◆ DATASET SECTION
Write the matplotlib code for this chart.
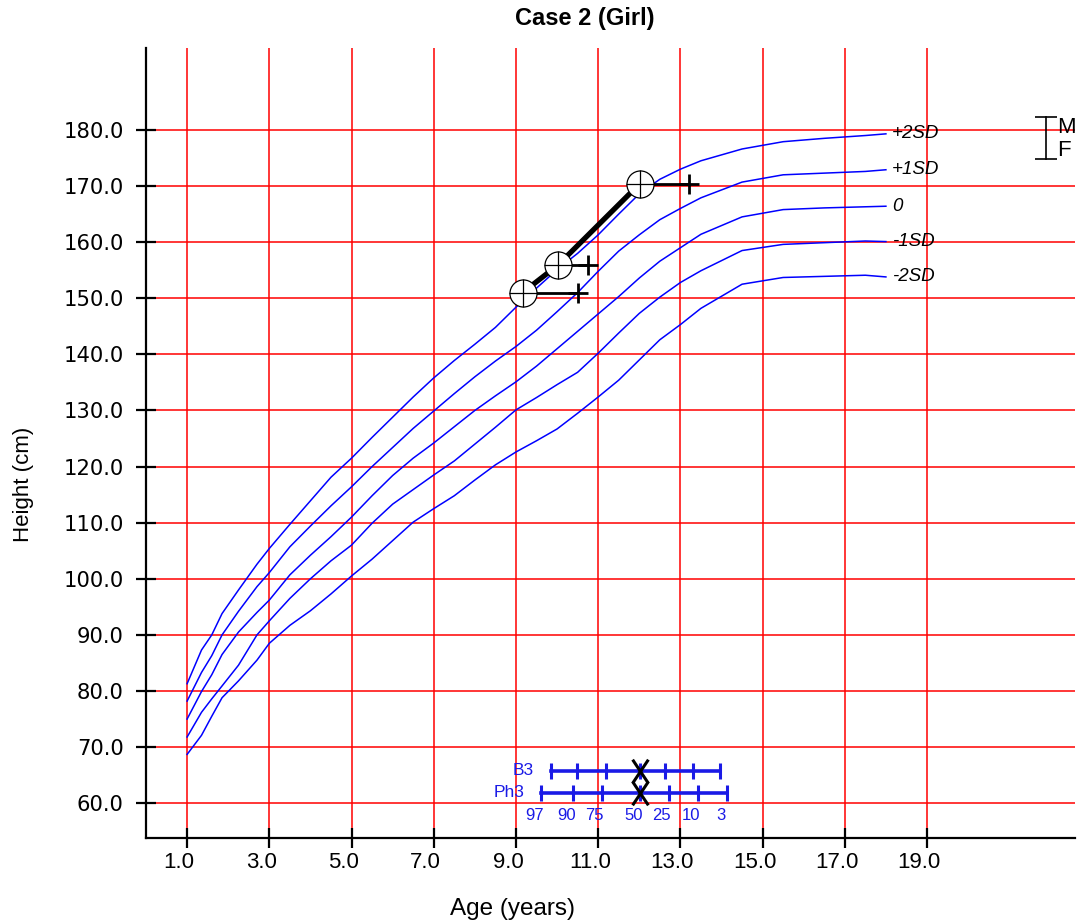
import matplotlib
matplotlib.use("Agg")
import matplotlib.pyplot as plt
import matplotlib.transforms as mtransforms
from matplotlib.path import Path

plt.rcParams['font.family'] = ['Liberation Sans', 'DejaVu Sans']

# reference curves (age in years, height in cm)
ages = [1.0, 1.35, 1.6, 1.85, 2.25, 2.7, 3.0, 3.5, 4.0, 4.5, 5.0, 5.5, 6.0, 6.5,
        7.0, 7.5, 8.0, 8.5, 9.0, 9.5, 10.0, 10.5, 11.0, 11.5, 12.0, 12.5, 13.0,
        13.5, 14.5, 15.5, 16.5, 17.5, 18.0]
sd_p2 = [81.3, 87.3, 90.0, 93.8, 98.0, 102.6, 105.4, 109.7, 113.9, 118.1, 121.5, 125.2,
         128.8, 132.4, 135.8, 138.9, 141.8, 144.8, 148.4, 151.8, 155.1, 158.0, 161.3,
         165.0, 168.6, 171.2, 173.0, 174.5, 176.6, 177.9, 178.5, 179.0, 179.3]
sd_p1 = [78.2, 83.3, 86.3, 90.0, 94.2, 98.6, 101.1, 105.7, 109.4, 113.0, 116.4, 120.0,
         123.4, 126.8, 129.9, 133.0, 136.0, 138.8, 141.4, 144.3, 147.6, 151.0, 154.8,
         158.4, 161.3, 164.0, 166.0, 167.9, 170.7, 172.0, 172.3, 172.6, 172.9]
sd_0 = [75.0, 79.9, 82.9, 86.5, 90.5, 94.0, 96.2, 100.7, 104.2, 107.5, 111.0, 114.8,
        118.4, 121.5, 124.2, 127.1, 130.0, 132.6, 135.1, 137.9, 141.0, 144.1, 147.2,
        150.3, 153.6, 156.6, 159.0, 161.4, 164.5, 165.8, 166.1, 166.3, 166.4]
sd_m1 = [71.8, 76.2, 78.6, 80.9, 84.6, 90.0, 92.5, 96.5, 100.0, 103.2, 106.0, 109.9,
         113.3, 115.9, 118.5, 121.0, 124.0, 127.0, 130.1, 132.3, 134.6, 136.8, 140.2,
         143.8, 147.3, 150.2, 152.8, 154.9, 158.5, 159.6, 159.9, 160.2, 160.1]
sd_m2 = [68.7, 72.1, 75.5, 78.8, 81.8, 85.5, 88.5, 91.7, 94.3, 97.3, 100.5, 103.5,
         106.8, 110.1, 112.5, 114.8, 117.6, 120.3, 122.6, 124.6, 126.7, 129.5, 132.4,
         135.4, 139.0, 142.6, 145.3, 148.2, 152.5, 153.7, 153.9, 154.1, 153.8]
sd_labels = ['+2SD', '+1SD', '0', '-1SD', '-2SD']

# patient measurements
visit_age = [9.16, 10.02, 12.01]
visit_height = [151.0, 155.9, 170.4]
bone_age = [10.51, 10.75, 13.21]

# parents (M / F)
parent_age = 21.89
parent_m = 182.35
parent_f = 174.8

# puberty stages
b3_ages = [9.86, 10.49, 11.20, 12.01, 12.63, 13.31, 13.96]
ph3_ages = [9.62, 10.39, 11.10, 12.01, 12.72, 13.43, 14.14]
b3_level = 65.75
ph3_level = 61.9
stage_age = 12.01
pct_labels = ['97', '90', '75', '50', '25', '10', '3']
pct_pos = [9.46, 10.23, 10.90, 11.86, 12.54, 13.25, 13.98]
pct_level = 57.85

fig = plt.figure(figsize=(10.81, 9.24), dpi=100)
ax = fig.add_axes([146/1081, 1-838/924, 929/1081, 790/924])
ax.set_xlim(0, 22.6)
ax.set_ylim(53.8, 194.6)

ax.set_xticks(range(1, 20, 2))
ax.set_xticklabels(['%.1f' % v for v in range(1, 20, 2)])
ax.set_yticks(range(60, 190, 10))
ax.set_yticklabels(['%.1f' % v for v in range(60, 190, 10)],
                   family=['DejaVu Sans'])
ax.tick_params(direction='inout', length=15, width=1.6, color='black')
ax.tick_params(axis='x', labelsize=16, pad=2.5)
ax.tick_params(axis='y', labelsize=15.2, pad=8.5)
# x tick labels sit a little left of their ticks
shift = mtransforms.ScaledTranslation(-8/100, 0, fig.dpi_scale_trans)
for lbl in ax.get_xticklabels():
    lbl.set_transform(lbl.get_transform() + shift)

ax.grid(True, color='#ff0000', linewidth=1.1)
ax.set_axisbelow(True)
for s in ['top', 'right']:
    ax.spines[s].set_visible(False)
for s in ['left', 'bottom']:
    ax.spines[s].set_linewidth(1.6)

for vals, lab in zip([sd_p2, sd_p1, sd_0, sd_m1, sd_m2], sd_labels):
    ax.plot(ages, vals, color='#0000ff', linewidth=1.1, zorder=3)
    ax.text(ages[-1] + 0.15, vals[-1], lab, style='italic', fontsize=13.5,
            va='center', ha='left', zorder=4)

# patient line, bone age lines, circles
ax.plot(visit_age, visit_height, color='black', linewidth=3.8, zorder=5)
for a, h, b in zip(visit_age, visit_height, bone_age):
    ax.plot([a, b], [h, h], color='black', linewidth=2.0, zorder=5)
    ax.plot(b, h, marker='+', markersize=14, mew=2.0, color='black', zorder=5)
ax.plot(visit_age, visit_height, 'o', markersize=19.5, mfc='white', mec='black',
        mew=0.9, zorder=6)
ax.plot(visit_age, visit_height, '+', markersize=19.5, mew=0.9, color='black', zorder=7)

# parents bracket
ax.plot([parent_age, parent_age], [parent_f, parent_m], color='black', linewidth=1.2)
ax.plot(parent_age, parent_m, marker='_', markersize=16, mew=1.2, color='black')
ax.plot(parent_age, parent_f, marker='_', markersize=16, mew=1.2, color='black')
ax.text(parent_age + 0.27, parent_m, 'M', fontsize=16, ha='left', va='top')
ax.text(parent_age + 0.27, parent_f - 0.3, 'F', fontsize=16, ha='left', va='bottom')

# puberty bars
bar_col = '#1a1ae6'
for xs, lvl, lab in [(b3_ages, b3_level, 'B3'), (ph3_ages, ph3_level, 'Ph3')]:
    ax.plot([xs[0], xs[-1]], [lvl, lvl], color=bar_col, linewidth=2.6, zorder=5)
    ax.plot(xs, [lvl] * len(xs), '|', markersize=11, mew=2.2, color=bar_col, zorder=5)
    ax.text(xs[0] - 0.42, lvl, lab, color=bar_col, fontsize=12.5, ha='right',
            va='center', zorder=5)
x_mark = Path([(-1, -1.5), (1, 1.5), (-1, 1.5), (1, -1.5)],
              [Path.MOVETO, Path.LINETO, Path.MOVETO, Path.LINETO])
ax.plot([stage_age, stage_age], [b3_level, ph3_level], linestyle='none',
        marker=x_mark, markersize=17, mew=2.2, color='black', zorder=6)
for t, p in zip(pct_labels, pct_pos):
    ax.text(p, pct_level, t, color=bar_col, fontsize=12, ha='center', va='center',
            zorder=5)

ax.set_xlabel('Age (years)', fontsize=17.5, va='center')
ax.xaxis.set_label_coords(0.395, -0.09)
ax.set_ylabel('Height (cm)', fontsize=16)
ax.yaxis.set_label_coords(-0.121, 0.447)
fig.text(585/1081, 1 - 19/924, 'Case 2 (Girl)', fontsize=17, fontweight='bold',
         ha='center', va='center')

fig.savefig('out.png', dpi=100)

◆ WHAT YOU ARE ASKED TO DO
Would you set down the listing exactly, omitting pictures?

◆ WORKED ANSWER
Write the matplotlib code for this chart.
import matplotlib
matplotlib.use("Agg")
import matplotlib.pyplot as plt
import matplotlib.transforms as mtransforms
from matplotlib.path import Path

plt.rcParams['font.family'] = ['Liberation Sans', 'DejaVu Sans']

# reference curves (age in years, height in cm)
ages = [1.0, 1.35, 1.6, 1.85, 2.25, 2.7, 3.0, 3.5, 4.0, 4.5, 5.0, 5.5, 6.0, 6.5,
        7.0, 7.5, 8.0, 8.5, 9.0, 9.5, 10.0, 10.5, 11.0, 11.5, 12.0, 12.5, 13.0,
        13.5, 14.5, 15.5, 16.5, 17.5, 18.0]
sd_p2 = [81.3, 87.3, 90.0, 93.8, 98.0, 102.6, 105.4, 109.7, 113.9, 118.1, 121.5, 125.2,
         128.8, 132.4, 135.8, 138.9, 141.8, 144.8, 148.4, 151.8, 155.1, 158.0, 161.3,
         165.0, 168.6, 171.2, 173.0, 174.5, 176.6, 177.9, 178.5, 179.0, 179.3]
sd_p1 = [78.2, 83.3, 86.3, 90.0, 94.2, 98.6, 101.1, 105.7, 109.4, 113.0, 116.4, 120.0,
         123.4, 126.8, 129.9, 133.0, 136.0, 138.8, 141.4, 144.3, 147.6, 151.0, 154.8,
         158.4, 161.3, 164.0, 166.0, 167.9, 170.7, 172.0, 172.3, 172.6, 172.9]
sd_0 = [75.0, 79.9, 82.9, 86.5, 90.5, 94.0, 96.2, 100.7, 104.2, 107.5, 111.0, 114.8,
        118.4, 121.5, 124.2, 127.1, 130.0, 132.6, 135.1, 137.9, 141.0, 144.1, 147.2,
        150.3, 153.6, 156.6, 159.0, 161.4, 164.5, 165.8, 166.1, 166.3, 166.4]
sd_m1 = [71.8, 76.2, 78.6, 80.9, 84.6, 90.0, 92.5, 96.5, 100.0, 103.2, 106.0, 109.9,
         113.3, 115.9, 118.5, 121.0, 124.0, 127.0, 130.1, 132.3, 134.6, 136.8, 140.2,
         143.8, 147.3, 150.2, 152.8, 154.9, 158.5, 159.6, 159.9, 160.2, 160.1]
sd_m2 = [68.7, 72.1, 75.5, 78.8, 81.8, 85.5, 88.5, 91.7, 94.3, 97.3, 100.5, 103.5,
         106.8, 110.1, 112.5, 114.8, 117.6, 120.3, 122.6, 124.6, 126.7, 129.5, 132.4,
         135.4, 139.0, 142.6, 145.3, 148.2, 152.5, 153.7, 153.9, 154.1, 153.8]
sd_labels = ['+2SD', '+1SD', '0', '-1SD', '-2SD']

# patient measurements
visit_age = [9.16, 10.02, 12.01]
visit_height = [151.0, 155.9, 170.4]
bone_age = [10.51, 10.75, 13.21]

# parents (M / F)
parent_age = 21.89
parent_m = 182.35
parent_f = 174.8

# puberty stages
b3_ages = [9.86, 10.49, 11.20, 12.01, 12.63, 13.31, 13.96]
ph3_ages = [9.62, 10.39, 11.10, 12.01, 12.72, 13.43, 14.14]
b3_level = 65.75
ph3_level = 61.9
stage_age = 12.01
pct_labels = ['97', '90', '75', '50', '25', '10', '3']
pct_pos = [9.46, 10.23, 10.90, 11.86, 12.54, 13.25, 13.98]
pct_level = 57.85

fig = plt.figure(figsize=(10.81, 9.24), dpi=100)
ax = fig.add_axes([146/1081, 1-838/924, 929/1081, 790/924])
ax.set_xlim(0, 22.6)
ax.set_ylim(53.8, 194.6)

ax.set_xticks(range(1, 20, 2))
ax.set_xticklabels(['%.1f' % v for v in range(1, 20, 2)])
ax.set_yticks(range(60, 190, 10))
ax.set_yticklabels(['%.1f' % v for v in range(60, 190, 10)],
                   family=['DejaVu Sans'])
ax.tick_params(direction='inout', length=15, width=1.6, color='black')
ax.tick_params(axis='x', labelsize=16, pad=2.5)
ax.tick_params(axis='y', labelsize=15.2, pad=8.5)
# x tick labels sit a little left of their ticks
shift = mtransforms.ScaledTranslation(-8/100, 0, fig.dpi_scale_trans)
for lbl in ax.get_xticklabels():
    lbl.set_transform(lbl.get_transform() + shift)

ax.grid(True, color='#ff0000', linewidth=1.1)
ax.set_axisbelow(True)
for s in ['top', 'right']:
    ax.spines[s].set_visible(False)
for s in ['left', 'bottom']:
    ax.spines[s].set_linewidth(1.6)

for vals, lab in zip([sd_p2, sd_p1, sd_0, sd_m1, sd_m2], sd_labels):
    ax.plot(ages, vals, color='#0000ff', linewidth=1.1, zorder=3)
    ax.text(ages[-1] + 0.15, vals[-1], lab, style='italic', fontsize=13.5,
            va='center', ha='left', zorder=4)

# patient line, bone age lines, circles
ax.plot(visit_age, visit_height, color='black', linewidth=3.8, zorder=5)
for a, h, b in zip(visit_age, visit_height, bone_age):
    ax.plot([a, b], [h, h], color='black', linewidth=2.0, zorder=5)
    ax.plot(b, h, marker='+', markersize=14, mew=2.0, color='black', zorder=5)
ax.plot(visit_age, visit_height, 'o', markersize=19.5, mfc='white', mec='black',
        mew=0.9, zorder=6)
ax.plot(visit_age, visit_height, '+', markersize=19.5, mew=0.9, color='black', zorder=7)

# parents bracket
ax.plot([parent_age, parent_age], [parent_f, parent_m], color='black', linewidth=1.2)
ax.plot(parent_age, parent_m, marker='_', markersize=16, mew=1.2, color='black')
ax.plot(parent_age, parent_f, marker='_', markersize=16, mew=1.2, color='black')
ax.text(parent_age + 0.27, parent_m, 'M', fontsize=16, ha='left', va='top')
ax.text(parent_age + 0.27, parent_f - 0.3, 'F', fontsize=16, ha='left', va='bottom')

# puberty bars
bar_col = '#1a1ae6'
for xs, lvl, lab in [(b3_ages, b3_level, 'B3'), (ph3_ages, ph3_level, 'Ph3')]:
    ax.plot([xs[0], xs[-1]], [lvl, lvl], color=bar_col, linewidth=2.6, zorder=5)
    ax.plot(xs, [lvl] * len(xs), '|', markersize=11, mew=2.2, color=bar_col, zorder=5)
    ax.text(xs[0] - 0.42, lvl, lab, color=bar_col, fontsize=12.5, ha='right',
            va='center', zorder=5)
x_mark = Path([(-1, -1.5), (1, 1.5), (-1, 1.5), (1, -1.5)],
              [Path.MOVETO, Path.LINETO, Path.MOVETO, Path.LINETO])
ax.plot([stage_age, stage_age], [b3_level, ph3_level], linestyle='none',
        marker=x_mark, markersize=17, mew=2.2, color='black', zorder=6)
for t, p in zip(pct_labels, pct_pos):
    ax.text(p, pct_level, t, color=bar_col, fontsize=12, ha='center', va='center',
            zorder=5)

ax.set_xlabel('Age (years)', fontsize=17.5, va='center')
ax.xaxis.set_label_coords(0.395, -0.09)
ax.set_ylabel('Height (cm)', fontsize=16)
ax.yaxis.set_label_coords(-0.121, 0.447)
fig.text(585/1081, 1 - 19/924, 'Case 2 (Girl)', fontsize=17, fontweight='bold',
         ha='center', va='center')

fig.savefig('out.png', dpi=100)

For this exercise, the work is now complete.